DIRECTIONS FOR THIS TASK: Copy the data that follows exactly. Include no pictures.

--- Begin SUPPLIED DATA ---

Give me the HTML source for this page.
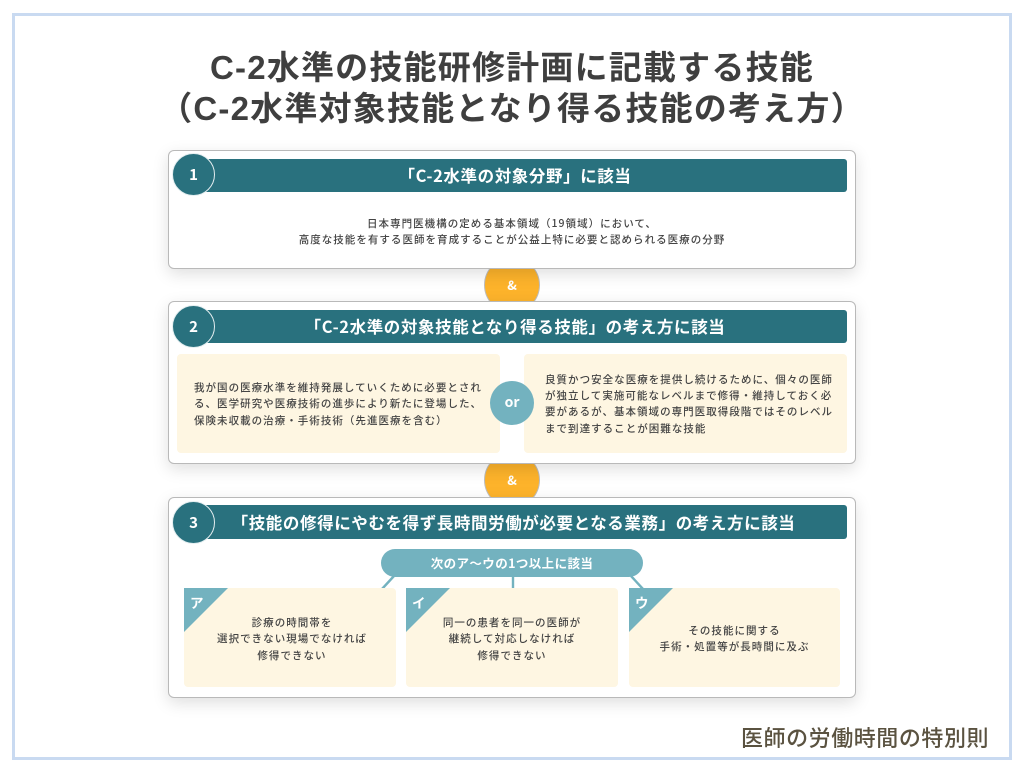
<!DOCTYPE html>
<html lang="ja"><head><meta charset="utf-8"><style>
html,body{margin:0;padding:0;background:#fff}
#p{position:relative;width:1024px;height:768px;overflow:hidden;background:#fff;font-family:"Liberation Sans","Noto Sans CJK JP",sans-serif}
#p *{box-sizing:border-box}
.a{position:absolute}
.frame{left:12px;top:13px;width:1000px;height:747px;border:3px solid #c9daf1}
.t{position:absolute;white-space:nowrap;text-align:center;font-family:"Noto Sans CJK JP",sans-serif}
.title{left:0;width:1024px;font-family:"Liberation Sans","Noto Sans CJK JP",sans-serif;font-size:33px;font-weight:700;color:#3f3f3f;line-height:40px;letter-spacing:1.2px}
.card{position:absolute;left:168px;width:688px;background:#fff;border:1px solid #b9b9b9;border-radius:6px;box-shadow:0 5px 16px rgba(0,0,0,.13)}
.bar{position:absolute;left:200px;width:647px;height:33px;background:#29717e;border-radius:3px}
.num{position:absolute;left:172px;width:43px;height:43px;border-radius:50%;background:#29717e;border:1px solid #e4eef0;color:#fff;font:700 15px/41px "Noto Sans CJK JP",sans-serif;text-align:center}
.h{color:#fff;font-weight:700;font-size:16.5px;line-height:20px;letter-spacing:.6px;filter:blur(.25px)}
.amp{position:absolute;left:484px;width:56px;height:56px;border-radius:50%;background:#fdb32b;border:1px solid #bdbdbd;color:#fff;text-align:center;font:700 13px/54px "Noto Sans CJK JP",sans-serif}
.y{position:absolute;background:#fef6e2;border-radius:4px}
.b{color:#444;font-weight:500;font-size:10.5px;line-height:16.4px;letter-spacing:1.03px;filter:blur(.3px)}
.l{text-align:left}
.tri{position:absolute;width:44px;height:44px;background:#73b2bf;clip-path:polygon(0 0,100% 0,0 100%)}
.k{color:#fff;font-weight:700;font-size:13.5px;line-height:16px}
</style></head><body><div id="p">
<div class="a frame"></div>
<div class="t title" style="top:48px">C-2水準の技能研修計画に記載する技能</div>
<div class="t title" style="top:89px">（C-2水準対象技能となり得る技能の考え方）</div>

<div class="amp" style="top:257px">&amp;</div>
<div class="amp" style="top:452px">&amp;</div>

<div class="card" style="top:150px;height:119px"></div>
<div class="bar" style="top:159px"></div>
<div class="num" style="top:153px">1</div>
<div class="t h" style="top:165px;left:200px;width:630px">「C-2水準の対象分野」に該当</div>
<div class="t b" style="top:216px;left:168px;width:688px">日本専門医機構の定める基本領域（19領域）において、</div>
<div class="t b" style="top:232px;left:168px;width:688px">高度な技能を有する医師を育成することが公益上特に必要と認められる医療の分野</div>

<div class="card" style="top:301px;height:163px"></div>
<div class="bar" style="top:310px"></div>
<div class="num" style="top:305px">2</div>
<div class="t h" style="top:316px;left:200px;width:630px">「C-2水準の対象技能となり得る技能」の考え方に該当</div>
<div class="y" style="left:177px;top:354px;width:323px;height:99px"></div>
<div class="y" style="left:524px;top:354px;width:323px;height:99px"></div>
<div class="t b l" style="left:194px;top:380px">我が国の医療水準を維持発展していくために必要とされ</div>
<div class="t b l" style="left:194px;top:396px">る、医学研究や医療技術の進歩により新たに登場した、</div>
<div class="t b l" style="left:194px;top:413px">保険未収載の治療・手術技術（先進医療を含む）</div>
<div class="t b l" style="left:545px;top:372px">良質かつ安全な医療を提供し続けるために、個々の医師</div>
<div class="t b l" style="left:545px;top:388px">が独立して実施可能なレベルまで修得・維持しておく必</div>
<div class="t b l" style="left:545px;top:404px">要があるが、基本領域の専門医取得段階ではそのレベル</div>
<div class="t b l" style="left:545px;top:421px">まで到達することが困難な技能</div>
<div class="a" style="left:490px;top:381px;width:44px;height:44px;border-radius:50%;background:#73b2bf;color:#fff;text-align:center;font:700 14px/42px 'Noto Sans CJK JP',sans-serif">or</div>

<div class="card" style="top:497px;height:201px"></div>
<div class="bar" style="top:505px;height:34px"></div>
<div class="num" style="top:501px">3</div>
<div class="t h" style="top:512px;left:200px;width:627px">「技能の修得にやむを得ず長時間労働が必要となる業務」の考え方に該当</div>

<svg class="a" style="left:0;top:0" width="1024" height="768"><g stroke="#73b2bf" stroke-width="2.4" fill="none"><path d="M382 589L394 576M513 576V589M631 576L643 589"/></g></svg>
<div class="a" style="left:381px;top:549px;width:262px;height:28px;border-radius:14px;background:#73b2bf"></div>
<div class="t k" style="left:381px;top:555px;width:262px;font-size:12.5px;letter-spacing:.4px">次のア～ウの1つ以上に該当</div>

<div class="y" style="left:184px;top:588px;width:212px;height:99px"></div>
<div class="y" style="left:406px;top:588px;width:212px;height:99px"></div>
<div class="y" style="left:629px;top:588px;width:211px;height:99px"></div>
<div class="tri" style="left:184px;top:588px"></div>
<div class="tri" style="left:406px;top:588px"></div>
<div class="tri" style="left:629px;top:588px"></div>
<div class="t k" style="left:190px;top:594px">ア</div>
<div class="t k" style="left:412px;top:594px">イ</div>
<div class="t k" style="left:635px;top:594px">ウ</div>

<div class="t b" style="left:186px;width:212px;top:615px">診療の時間帯を</div>
<div class="t b" style="left:186px;width:212px;top:631px">選択できない現場でなければ</div>
<div class="t b" style="left:186px;width:212px;top:648px">修得できない</div>
<div class="t b" style="left:406px;width:212px;top:615px">同一の患者を同一の医師が</div>
<div class="t b" style="left:406px;width:212px;top:631px">継続して対応しなければ</div>
<div class="t b" style="left:406px;width:212px;top:648px">修得できない</div>
<div class="t b" style="left:629px;width:211px;top:623px">その技能に関する</div>
<div class="t b" style="left:629px;width:211px;top:639px">手術・処置等が長時間に及ぶ</div>

<div class="t" style="left:741px;top:721px;font-size:22px;line-height:32px;font-weight:500;color:#5a5240;letter-spacing:.55px">医師の労働時間の特別則</div>
</div></body></html>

--- End SUPPLIED DATA ---

REPLY:
Give me the HTML source for this page.
<!DOCTYPE html>
<html lang="ja"><head><meta charset="utf-8"><style>
html,body{margin:0;padding:0;background:#fff}
#p{position:relative;width:1024px;height:768px;overflow:hidden;background:#fff;font-family:"Liberation Sans","Noto Sans CJK JP",sans-serif}
#p *{box-sizing:border-box}
.a{position:absolute}
.frame{left:12px;top:13px;width:1000px;height:747px;border:3px solid #c9daf1}
.t{position:absolute;white-space:nowrap;text-align:center;font-family:"Noto Sans CJK JP",sans-serif}
.title{left:0;width:1024px;font-family:"Liberation Sans","Noto Sans CJK JP",sans-serif;font-size:33px;font-weight:700;color:#3f3f3f;line-height:40px;letter-spacing:1.2px}
.card{position:absolute;left:168px;width:688px;background:#fff;border:1px solid #b9b9b9;border-radius:6px;box-shadow:0 5px 16px rgba(0,0,0,.13)}
.bar{position:absolute;left:200px;width:647px;height:33px;background:#29717e;border-radius:3px}
.num{position:absolute;left:172px;width:43px;height:43px;border-radius:50%;background:#29717e;border:1px solid #e4eef0;color:#fff;font:700 15px/41px "Noto Sans CJK JP",sans-serif;text-align:center}
.h{color:#fff;font-weight:700;font-size:16.5px;line-height:20px;letter-spacing:.6px;filter:blur(.25px)}
.amp{position:absolute;left:484px;width:56px;height:56px;border-radius:50%;background:#fdb32b;border:1px solid #bdbdbd;color:#fff;text-align:center;font:700 13px/54px "Noto Sans CJK JP",sans-serif}
.y{position:absolute;background:#fef6e2;border-radius:4px}
.b{color:#444;font-weight:500;font-size:10.5px;line-height:16.4px;letter-spacing:1.03px;filter:blur(.3px)}
.l{text-align:left}
.tri{position:absolute;width:44px;height:44px;background:#73b2bf;clip-path:polygon(0 0,100% 0,0 100%)}
.k{color:#fff;font-weight:700;font-size:13.5px;line-height:16px}
</style></head><body><div id="p">
<div class="a frame"></div>
<div class="t title" style="top:48px">C-2水準の技能研修計画に記載する技能</div>
<div class="t title" style="top:89px">（C-2水準対象技能となり得る技能の考え方）</div>

<div class="amp" style="top:257px">&amp;</div>
<div class="amp" style="top:452px">&amp;</div>

<div class="card" style="top:150px;height:119px"></div>
<div class="bar" style="top:159px"></div>
<div class="num" style="top:153px">1</div>
<div class="t h" style="top:165px;left:200px;width:630px">「C-2水準の対象分野」に該当</div>
<div class="t b" style="top:216px;left:168px;width:688px">日本専門医機構の定める基本領域（19領域）において、</div>
<div class="t b" style="top:232px;left:168px;width:688px">高度な技能を有する医師を育成することが公益上特に必要と認められる医療の分野</div>

<div class="card" style="top:301px;height:163px"></div>
<div class="bar" style="top:310px"></div>
<div class="num" style="top:305px">2</div>
<div class="t h" style="top:316px;left:200px;width:630px">「C-2水準の対象技能となり得る技能」の考え方に該当</div>
<div class="y" style="left:177px;top:354px;width:323px;height:99px"></div>
<div class="y" style="left:524px;top:354px;width:323px;height:99px"></div>
<div class="t b l" style="left:194px;top:380px">我が国の医療水準を維持発展していくために必要とされ</div>
<div class="t b l" style="left:194px;top:396px">る、医学研究や医療技術の進歩により新たに登場した、</div>
<div class="t b l" style="left:194px;top:413px">保険未収載の治療・手術技術（先進医療を含む）</div>
<div class="t b l" style="left:545px;top:372px">良質かつ安全な医療を提供し続けるために、個々の医師</div>
<div class="t b l" style="left:545px;top:388px">が独立して実施可能なレベルまで修得・維持しておく必</div>
<div class="t b l" style="left:545px;top:404px">要があるが、基本領域の専門医取得段階ではそのレベル</div>
<div class="t b l" style="left:545px;top:421px">まで到達することが困難な技能</div>
<div class="a" style="left:490px;top:381px;width:44px;height:44px;border-radius:50%;background:#73b2bf;color:#fff;text-align:center;font:700 14px/42px 'Noto Sans CJK JP',sans-serif">or</div>

<div class="card" style="top:497px;height:201px"></div>
<div class="bar" style="top:505px;height:34px"></div>
<div class="num" style="top:501px">3</div>
<div class="t h" style="top:512px;left:200px;width:627px">「技能の修得にやむを得ず長時間労働が必要となる業務」の考え方に該当</div>

<svg class="a" style="left:0;top:0" width="1024" height="768"><g stroke="#73b2bf" stroke-width="2.4" fill="none"><path d="M382 589L394 576M513 576V589M631 576L643 589"/></g></svg>
<div class="a" style="left:381px;top:549px;width:262px;height:28px;border-radius:14px;background:#73b2bf"></div>
<div class="t k" style="left:381px;top:555px;width:262px;font-size:12.5px;letter-spacing:.4px">次のア～ウの1つ以上に該当</div>

<div class="y" style="left:184px;top:588px;width:212px;height:99px"></div>
<div class="y" style="left:406px;top:588px;width:212px;height:99px"></div>
<div class="y" style="left:629px;top:588px;width:211px;height:99px"></div>
<div class="tri" style="left:184px;top:588px"></div>
<div class="tri" style="left:406px;top:588px"></div>
<div class="tri" style="left:629px;top:588px"></div>
<div class="t k" style="left:190px;top:594px">ア</div>
<div class="t k" style="left:412px;top:594px">イ</div>
<div class="t k" style="left:635px;top:594px">ウ</div>

<div class="t b" style="left:186px;width:212px;top:615px">診療の時間帯を</div>
<div class="t b" style="left:186px;width:212px;top:631px">選択できない現場でなければ</div>
<div class="t b" style="left:186px;width:212px;top:648px">修得できない</div>
<div class="t b" style="left:406px;width:212px;top:615px">同一の患者を同一の医師が</div>
<div class="t b" style="left:406px;width:212px;top:631px">継続して対応しなければ</div>
<div class="t b" style="left:406px;width:212px;top:648px">修得できない</div>
<div class="t b" style="left:629px;width:211px;top:623px">その技能に関する</div>
<div class="t b" style="left:629px;width:211px;top:639px">手術・処置等が長時間に及ぶ</div>

<div class="t" style="left:741px;top:721px;font-size:22px;line-height:32px;font-weight:500;color:#5a5240;letter-spacing:.55px">医師の労働時間の特別則</div>
</div></body></html>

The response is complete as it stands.